Syria’s ambassador to France, Lamia Shakkur, invited a TV crew to her office Wednesday morning to forthrightly deny she had resigned her post, after another French TV station broadcast a talk show last night in which a woman purporting to be Ms. Shakkur resigned on air.

The event remains a mystery that may now focus attention on possible dissent within the Syrian embassy in Paris. A producer for France 24, Renee Kaplan, went on the air today saying it booked the ambassador through all normal embassy channels.

The supposed resignation last night was then confirmed by Reuters in a phone call to the embassy, a Reuters official here told the Monitor, although initial reports said the information was retrieved via the embassy website.

Ms. Kaplan said the station contacted Ms. Shakkur via “a series of conversations and e-mails with the Syrian embassy,” to participate in an evening English-language program called “The Debate." A woman, believed to be Shakkur, then phoned the station, purportedly using a number she had been contacted on before. The woman then went on a French-language France 24 program to repeat her claim of resigning over the “cycle of violence” that has gripped the nation, resulting in the deaths of at least 1,100 protesters.

"I recognize the legitimacy of the people's demands for more democracy and freedom," the woman said in a slow and pained tone.

Syrian state TV immediately called the resignation a hoax as the story spread quickly in the late hours here.

Guests on the France 24 program were dumbfounded but said the resignation had its logic, comparing it to the resignations of several of Col.

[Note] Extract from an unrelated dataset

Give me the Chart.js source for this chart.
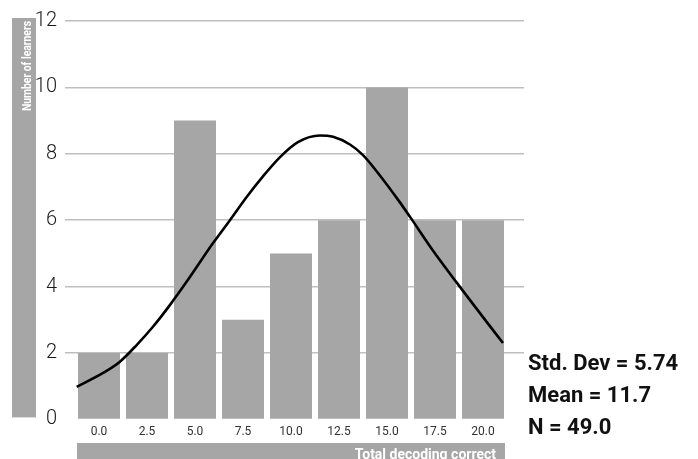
<!DOCTYPE html>
<html>
<head>
<meta charset="utf-8">
<script src="https://cdn.jsdelivr.net/npm/chart.js@4/dist/chart.umd.min.js"></script>
<style>
  html, body { margin: 0; padding: 0; background: #fff; }
  #wrap { width: 698px; height: 459px; position: relative; }
</style>
</head>
<body>
<div id="wrap"><canvas id="c" width="698" height="459"></canvas></div>
<script>
// ---- data ----
const categories = [0, 2.5, 5, 7.5, 10, 12.5, 15, 17.5, 20];
const learners   = [2, 2, 9, 3, 5, 6, 10, 6, 6];

// fitted normal curve
const curveX = [-1.16, 0.21, 1.09, 1.96, 2.81, 3.70, 4.57, 5.94, 6.82, 7.69, 8.54, 9.43, 10.36, 11.51, 12.19, 13.07, 13.75, 14.64, 15.57, 16.20, 17.40, 18.63, 19.84, 21.04];
const curveY = [0.98, 1.40, 1.74, 2.24, 2.79, 3.45, 4.15, 5.31, 6.00, 6.70, 7.32, 7.90, 8.35, 8.55, 8.51, 8.28, 7.96, 7.34, 6.62, 6.10, 5.08, 4.12, 3.20, 2.30];

const yTicks = [0, 2, 4, 6, 8, 10, 12];
const statsLines = ['Std. Dev = 5.74', 'Mean = 11.7', 'N = 49.0'];
const yTitle = 'Number of learners';
const xTitle = 'Total decoding correct';

const GREY = '#a6a6a6';

const barData = categories.map((c, i) => ({ x: c, y: learners[i] }));
const curveData = curveX.map((x, i) => ({ x: x, y: curveY[i] }));

const decor = {
  id: 'decor',
  afterDraw(chart) {
    const ctx = chart.ctx;
    const ys = chart.scales.y, xs = chart.scales.x;
    ctx.save();
    // y-axis title box
    const boxTop = ys.getPixelForValue(12) - 3;
    const boxBot = ys.getPixelForValue(0) - 2;
    ctx.fillStyle = GREY;
    ctx.fillRect(12, boxTop, 24, boxBot - boxTop);
    ctx.save();
    ctx.translate(30.5, boxTop + 3);
    ctx.rotate(-Math.PI / 2);
    ctx.fillStyle = '#ffffff';
    ctx.font = 'bold 13px Roboto';
    ctx.textAlign = 'right';
    ctx.textBaseline = 'alphabetic';
    ctx.fillText(yTitle, 0, 0, 90);
    ctx.restore();

    // x-axis title box
    const left = xs.getPixelForValue(categories[0]) - 22;
    const right = xs.getPixelForValue(categories[categories.length - 1]) + 22;
    ctx.fillStyle = GREY;
    ctx.fillRect(left, 443, right - left, 20);
    ctx.fillStyle = '#ffffff';
    ctx.font = 'bold 14px Roboto';
    ctx.textAlign = 'right';
    ctx.textBaseline = 'alphabetic';
    ctx.fillText(xTitle, right - 9, 459, 160);

    // stats text
    ctx.fillStyle = '#111111';
    ctx.font = 'bold 22px Roboto';
    ctx.textAlign = 'left';
    ctx.textBaseline = 'middle';
    statsLines.forEach((s, i) => ctx.fillText(s, 528, 364 + i * 32));
    ctx.restore();
  }
};

new Chart(document.getElementById('c'), {
  data: {
    datasets: [
      {
        type: 'line',
        data: curveData,
        borderColor: '#000000',
        borderWidth: 2.6,
        pointRadius: 0,
        cubicInterpolationMode: 'monotone',
        fill: false,
        order: 0
      },
      {
        type: 'bar',
        data: barData,
        backgroundColor: GREY,
        borderWidth: 0,
        barPercentage: 0.875,
        categoryPercentage: 1.0,
        order: 1
      }
    ]
  },
  options: {
    responsive: false,
    animation: false,
    devicePixelRatio: 1,
    layout: { padding: { left: 0, top: 21, right: 174, bottom: 0 } },
    plugins: { legend: { display: false }, tooltip: { enabled: false } },
    scales: {
      x: {
        type: 'linear',
        offset: false,
        min: -1.771,
        max: 22.135,
        afterBuildTicks: (scale) => { scale.ticks = categories.map(v => ({ value: v })); },
        afterFit: (scale) => { scale.height = 39.6; },
        grid: { display: false, drawTicks: false, offset: false },
        border: { display: false },
        ticks: {
          autoSkip: false,
          maxRotation: 0,
          padding: 5,
          color: '#333333',
          font: { family: 'Roboto', size: 12 },
          callback: (v) => Number(v).toFixed(1)
        }
      },
      y: {
        type: 'linear',
        min: 0,
        max: 12,
        afterBuildTicks: (scale) => { scale.ticks = yTicks.map(v => ({ value: v })); },
        afterFit: (scale) => { scale.width = 65; },
        grid: {
          drawTicks: false,
          lineWidth: 1.5,
          color: (c) => (c.tick && c.tick.value === 0) ? 'rgba(0,0,0,0)' : '#bfbfbf'
        },
        border: { display: false },
        ticks: {
          padding: 8,
          color: '#1a1a1a',
          font: { family: 'Roboto', size: 20, weight: '300' }
        }
      }
    }
  },
  plugins: [decor]
});
</script>
</body>
</html>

Muammar Qaddafi’s top Libyan diplomats two months ago.

The alleged departure also came a day after French Foreign Minister Alain Juppe in Washington gave a speech at the Brookings Institution arguing that the Syrian regime had lost its legitimacy in the wake of the deaths of protesters. Later he said it was inconceivable that there would be no UN vote against the regime’s behavior. France was also the first country to recognize a new government in Libya.

This morning, Shakkur invited BFM TV, a Paris station, to her embassy office and said she “condemned France 24 for its acts of disinformation” and said she planned to sue. She stood in front of a portrait of Syrian President Bashar al-Assad and used strong and forthright language.

Shakkur has been ambassador to France since 2008, a post once held by her father. Immediate speculation centered on whether the France 24 caller was an impostor, or whether Shakkur had been threatened or changed her mind.

But images of her in her office this morning have doused much of the speculation and have centered questions on possible dissent within the embassy. The speaker with France 24 had a thicker French-Arab accent than Shakkur had this morning. For instance, the ambassador does not roll her r’s as did the voice on air last night.

Kaplan said the news station has invited Shakkur on air tonight. France 24 issued a statement saying it was possible the station had been manipulated and said it would sue those responsible if so.